WHAT TO PRODUCE: Using the material that follows, identify and copy each line with the string "matplotlib".

SOURCE MATERIAL:
++++++++

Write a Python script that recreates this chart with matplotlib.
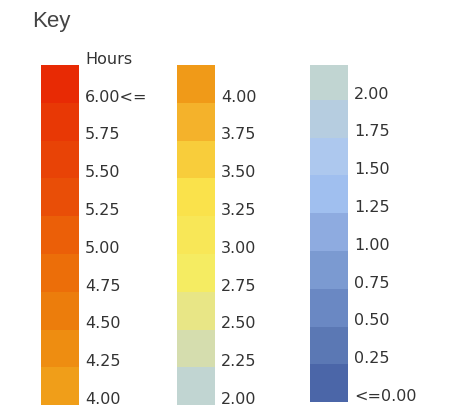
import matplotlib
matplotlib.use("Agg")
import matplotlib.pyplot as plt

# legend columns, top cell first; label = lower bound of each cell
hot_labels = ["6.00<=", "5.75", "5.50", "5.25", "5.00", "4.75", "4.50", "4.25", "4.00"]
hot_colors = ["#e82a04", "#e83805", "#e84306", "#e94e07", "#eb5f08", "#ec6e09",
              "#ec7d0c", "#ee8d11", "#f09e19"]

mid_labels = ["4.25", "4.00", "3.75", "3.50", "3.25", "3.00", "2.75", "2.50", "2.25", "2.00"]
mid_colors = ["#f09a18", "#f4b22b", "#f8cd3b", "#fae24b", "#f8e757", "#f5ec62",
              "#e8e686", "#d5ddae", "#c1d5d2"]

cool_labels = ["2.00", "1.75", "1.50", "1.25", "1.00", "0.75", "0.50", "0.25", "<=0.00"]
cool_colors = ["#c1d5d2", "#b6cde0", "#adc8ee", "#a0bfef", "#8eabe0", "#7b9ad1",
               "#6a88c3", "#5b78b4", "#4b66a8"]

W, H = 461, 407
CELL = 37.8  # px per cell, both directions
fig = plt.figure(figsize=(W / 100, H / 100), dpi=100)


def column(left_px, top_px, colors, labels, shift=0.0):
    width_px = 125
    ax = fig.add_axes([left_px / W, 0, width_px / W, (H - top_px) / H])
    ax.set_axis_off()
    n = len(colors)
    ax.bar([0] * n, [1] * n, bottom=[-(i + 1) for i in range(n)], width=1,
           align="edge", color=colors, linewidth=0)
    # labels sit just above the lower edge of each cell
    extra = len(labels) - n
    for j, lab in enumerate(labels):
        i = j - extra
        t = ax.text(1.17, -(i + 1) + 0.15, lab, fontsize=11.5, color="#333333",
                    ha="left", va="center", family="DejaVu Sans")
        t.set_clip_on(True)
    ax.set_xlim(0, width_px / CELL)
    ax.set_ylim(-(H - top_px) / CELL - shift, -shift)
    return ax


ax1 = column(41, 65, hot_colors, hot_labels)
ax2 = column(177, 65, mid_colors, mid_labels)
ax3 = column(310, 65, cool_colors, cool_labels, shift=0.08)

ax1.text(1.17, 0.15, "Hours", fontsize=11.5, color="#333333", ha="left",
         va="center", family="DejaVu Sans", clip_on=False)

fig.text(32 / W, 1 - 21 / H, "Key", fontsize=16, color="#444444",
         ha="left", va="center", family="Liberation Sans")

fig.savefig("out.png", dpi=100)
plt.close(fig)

++++++++

EXERCISE RESPONSE:
Write a Python script that recreates this chart with matplotlib.
import matplotlib
matplotlib.use("Agg")
import matplotlib.pyplot as plt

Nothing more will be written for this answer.